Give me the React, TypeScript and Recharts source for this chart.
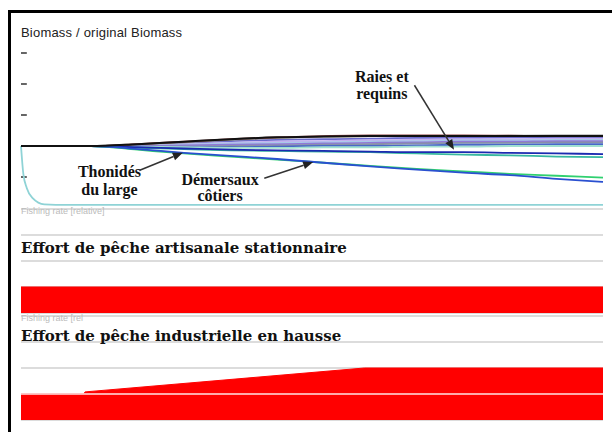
import {
    LineChart,
    Line,
    AreaChart,
    Area,
    XAxis,
    YAxis,
    CartesianGrid,
    ReferenceLine,
    ReferenceDot,
} from 'recharts';

// simulation years (x axis of every panel)
const years = [0, 0.2, 0.5, 1, 2, 4, 6, 10, 14, 18, 22, 26, 30, 34, 38, 42, 46, 50];

// biomass / original biomass, one list per group
const cyanGroup = [1, 0.55, 0.32, 0.16, 0.06, 0.05, 0.05, 0.05, 0.05, 0.05, 0.05, 0.05, 0.05, 0.05, 0.05, 0.05, 0.05, 0.05];
const blackGroup = [1, 1, 1, 1, 1, 1, 1, 1.03, 1.07, 1.11, 1.14, 1.155, 1.16, 1.16, 1.16, 1.16, 1.16, 1.16];
const brownGroup = [1, 1, 1, 1, 1, 1, 1, 1.03, 1.07, 1.11, 1.14, 1.16, 1.17, 1.17, 1.17, 1.165, 1.16, 1.16];
const grayGroup = [1, 1, 1, 1, 1, 1, 1, 1.03, 1.06, 1.1, 1.13, 1.15, 1.16, 1.16, 1.16, 1.165, 1.17, 1.17];
const slateGroup = [1, 1, 1, 1, 1, 1, 1, 1.02, 1.05, 1.08, 1.1, 1.11, 1.12, 1.13, 1.13, 1.14, 1.14, 1.14];
const lavenderGroup = [1, 1, 1, 1, 1, 1, 1, 1.01, 1.03, 1.05, 1.07, 1.08, 1.09, 1.1, 1.11, 1.11, 1.12, 1.12];
const skyGroup = [1, 1, 1, 1, 1, 1, 1, 1, 1.02, 1.04, 1.05, 1.06, 1.07, 1.08, 1.09, 1.09, 1.1, 1.1];
const violetGroup = [1, 1, 1, 1, 1, 1, 1, 1, 1.01, 1.02, 1.03, 1.04, 1.05, 1.06, 1.07, 1.07, 1.08, 1.08];
const steelGroup = [1, 1, 1, 1, 1, 1, 1, 0.99, 0.99, 1, 1.01, 1.02, 1.03, 1.04, 1.05, 1.05, 1.06, 1.06];
const blueGroup = [1, 1, 1, 1, 1, 1, 1, 0.99, 0.98, 0.98, 0.99, 1, 1, 1.01, 1.02, 1.02, 1.03, 1.03];
const paleTealGroup = [1, 1, 1, 1, 1, 1, 1, 0.99, 0.98, 0.97, 0.97, 0.98, 0.98, 0.99, 0.99, 1, 1, 1];
const raiesBlue = [1, 1, 1, 1, 1, 1, 1, 0.98, 0.96, 0.94, 0.93, 0.92, 0.91, 0.9, 0.9, 0.89, 0.88, 0.87];
const raiesTeal = [1, 1, 1, 1, 1, 1, 1, 0.97, 0.95, 0.93, 0.92, 0.91, 0.9, 0.88, 0.86, 0.85, 0.83, 0.82];
const demersauxGreen = [1, 1, 1, 1, 1, 1, 1, 0.94, 0.88, 0.83, 0.78, 0.73, 0.68, 0.63, 0.59, 0.55, 0.52, 0.49];
const demersauxBlue = [1, 1, 1, 1, 1, 1, 1, 0.95, 0.89, 0.84, 0.79, 0.73, 0.67, 0.62, 0.57, 0.53, 0.47, 0.42];

const biomassTicks = [0.5, 1.5, 2, 2.5];
const tickDashYears = 0.5; // dash length, in years

// fishing effort panels
const artisanalYears = [0, 50];
const artisanalEffort = [1, 1];
const industrialYears = [0, 5.4, 5.5, 29.5, 50];
const industrialEffort = [1, 1, 1.08, 2, 2];
const effortTicks = [1, 2, 3];

// annotations (data coordinates of the upper panel)
const labels = [
    { lines: ['Thonidés', 'du large'], year: 7.6, value: 0.5, gap: 18 },
    { lines: ['Démersaux', 'côtiers'], year: 17.1, value: 0.37, gap: 16 },
    { lines: ['Raies et', 'requins'], year: 31, value: 2.03, gap: 17 },
];
const arrows = [
    { from: [10.2, 0.61], to: [13.9, 0.89] },
    { from: [20.9, 0.48], to: [25.1, 0.74] },
    { from: [33.8, 1.98], to: [37.2, 0.94] },
];

const series = [
    { key: 'slate', data: slateGroup, color: '#6a6acd' },
    { key: 'lavender', data: lavenderGroup, color: '#c4b0f0' },
    { key: 'sky', data: skyGroup, color: '#a8c8e8' },
    { key: 'violet', data: violetGroup, color: '#9078d8' },
    { key: 'steel', data: steelGroup, color: '#8890a8' },
    { key: 'blue', data: blueGroup, color: '#4868c8' },
    { key: 'paleTeal', data: paleTealGroup, color: '#a0e0d0' },
    { key: 'gray', data: grayGroup, color: '#909090' },
    { key: 'brown', data: brownGroup, color: '#8b4040' },
    { key: 'raiesTeal', data: raiesTeal, color: '#38b8a0' },
    { key: 'raiesBlue', data: raiesBlue, color: '#1c2ab0' },
    { key: 'demGreen', data: demersauxGreen, color: '#30d070' },
    { key: 'demBlue', data: demersauxBlue, color: '#2a50d0' },
    { key: 'cyan', data: cyanGroup, color: '#8fd3d6' },
    { key: 'black', data: blackGroup, color: '#111111' },
];

const biomassRows = years.map((year, i) => {
    const row: Record<string, number> = { year };
    series.forEach(s => {
        row[s.key] = s.data[i];
    });
    return row;
});
const artisanalRows = artisanalYears.map((year, i) => ({ year, effort: artisanalEffort[i] }));
const industrialRows = industrialYears.map((year, i) => ({ year, effort: industrialEffort[i] }));

const ArrowShape = (props: any) => {
    const { x1, y1, x2, y2 } = props;
    const ang = Math.atan2(y2 - y1, x2 - x1);
    const len = 10;
    const half = 4;
    const bx = x2 - len * Math.cos(ang);
    const by = y2 - len * Math.sin(ang);
    const p1 = `${bx + half * Math.sin(ang)},${by - half * Math.cos(ang)}`;
    const p2 = `${bx - half * Math.sin(ang)},${by + half * Math.cos(ang)}`;
    return (
        <g>
            <line x1={x1} y1={y1} x2={bx} y2={by} stroke="#333" strokeWidth={1.5} />
            <polygon points={`${x2},${y2} ${p1} ${p2}`} fill="#222" />
        </g>
    );
};

const labelShape = (lines: string[], gap: number) => (p: any) => (
    <text
        x={p.cx}
        y={p.cy}
        textAnchor="middle"
        fontFamily="Liberation Serif"
        fontWeight="bold"
        fontSize={16}
        fill="#111"
    >
        {lines.map((l, i) => (
            <tspan key={i} x={p.cx} dy={i === 0 ? 0 : gap}>{l}</tspan>
        ))}
    </text>
);

const abs = { position: 'absolute' as const, left: 0, top: 0 };
const W = 612;
const H = 432;

const App = () => {
    return (
        <div style={{ position: 'absolute', left: 0, top: 0, width: W, height: H, background: '#fff', overflow: 'hidden' }}>
            {/* artisanal effort panel */}
            <div style={abs}>
                <AreaChart width={W} height={H} data={artisanalRows} margin={{ top: 209, right: 9, bottom: 119, left: 21 }}>
                    <CartesianGrid vertical={false} stroke="#dcdcdc" strokeWidth={2} />
                    <XAxis dataKey="year" type="number" domain={[0, 50]} hide />
                    <YAxis domain={[0, 4]} ticks={effortTicks} hide />
                    <Area dataKey="effort" type="linear" fill="#ff0000" fillOpacity={1} stroke="#f00" isAnimationActive={false} />
                </AreaChart>
            </div>
            {/* industrial effort panel */}
            <div style={abs}>
                <AreaChart width={W} height={H} data={industrialRows} margin={{ top: 316, right: 9, bottom: 12, left: 21 }}>
                    <CartesianGrid vertical={false} stroke="#dcdcdc" strokeWidth={2} />
                    <XAxis dataKey="year" type="number" domain={[0, 50]} hide />
                    <YAxis domain={[0, 4]} ticks={effortTicks} hide />
                    <Area dataKey="effort" type="linear" fill="#ff0000" fillOpacity={1} stroke="#f00" isAnimationActive={false} />
                    <ReferenceLine y={1} stroke="#ffe4e4" strokeWidth={1.5} />
                </AreaChart>
            </div>
            {/* biomass panel */}
            <div style={abs}>
                <LineChart width={W} height={215} data={biomassRows} margin={{ top: 22, right: 9, bottom: 7, left: 21 }}>
                    <XAxis dataKey="year" type="number" domain={[0, 50]} hide />
                    <YAxis domain={[0, 3]} hide />
                    {biomassTicks.map(v => (
                        <ReferenceLine
                            key={`tick-${v}`}
                            segment={[{ x: 0, y: v }, { x: tickDashYears, y: v }]}
                            stroke="#333"
                            strokeWidth={1.5}
                        />
                    ))}
                    {series.map(s => (
                        <Line
                            key={s.key}
                            dataKey={s.key}
                            type="monotone"
                            stroke={s.color}
                            strokeWidth={s.key === 'black' ? 2 : 1.8}
                            dot={false}
                            isAnimationActive={false}
                        />
                    ))}
                    {arrows.map((a, i) => (
                        <ReferenceLine
                            key={`arrow-${i}`}
                            segment={[{ x: a.from[0], y: a.from[1] }, { x: a.to[0], y: a.to[1] }]}
                            shape={ArrowShape}
                        />
                    ))}
                    {labels.map((l, i) => (
                        <ReferenceDot
                            key={`label-${i}`}
                            x={l.year}
                            y={l.value}
                            shape={labelShape(l.lines, l.gap)}
                        />
                    ))}
                </LineChart>
            </div>
            {/* texts */}
            <svg width={W} height={H} style={{ ...abs, pointerEvents: 'none' }}>
                <text x={21} y={37} fontFamily="'Liberation Sans', Arial, sans-serif" fontSize={13} letterSpacing={0.2} fill="#222">
                    Biomass / original Biomass
                </text>
                <text x={21} y={214} fontFamily="'Liberation Sans', Arial, sans-serif" fontSize={9} fill="#bbb">
                    Fishing rate [relative]
                </text>
                <text x={21} y={253} fontFamily="'DejaVu Serif', serif" fontWeight="bold" fontSize={15} fill="#111">
                    Effort de pêche artisanale stationnaire
                </text>
                <text x={21} y={321} fontFamily="'Liberation Sans', Arial, sans-serif" fontSize={9} fill="#bbb">
                    Fishing rate [rel
                </text>
                <text x={21} y={341} fontFamily="'DejaVu Serif', serif" fontWeight="bold" fontSize={15} fill="#111">
                    Effort de pêche industrielle en hausse
                </text>
            </svg>
            {/* frame */}
            <div style={{ position: 'absolute', left: 8, top: 10, width: W - 8, height: 3, background: '#000' }} />
            <div style={{ position: 'absolute', left: 8, top: 10, width: 3, height: H - 10, background: '#000' }} />
        </div>
    );
};

export default App;
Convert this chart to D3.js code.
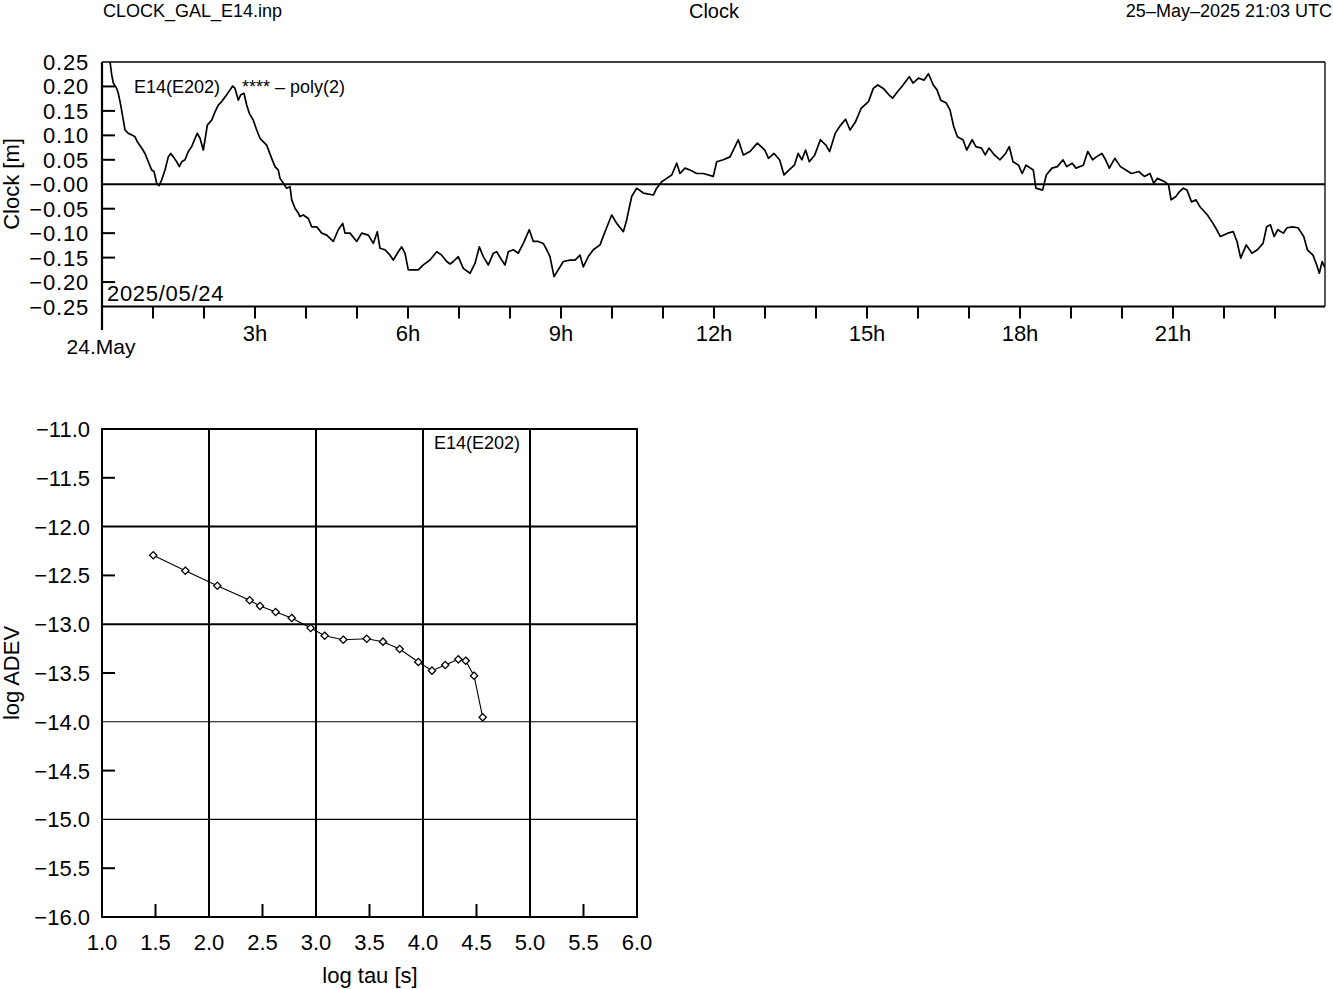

◆ AIM
Reproduce the records word for word, please, from their first line up to and including the line that contains "42, 46, 50];", but no pictures.

◆ RESULT FOR THIS TASK
Give me the React, TypeScript and Recharts source for this chart.
import {
    LineChart,
    Line,
    AreaChart,
    Area,
    XAxis,
    YAxis,
    CartesianGrid,
    ReferenceLine,
    ReferenceDot,
} from 'recharts';

// simulation years (x axis of every panel)
const years = [0, 0.2, 0.5, 1, 2, 4, 6, 10, 14, 18, 22, 26, 30, 34, 38, 42, 46, 50];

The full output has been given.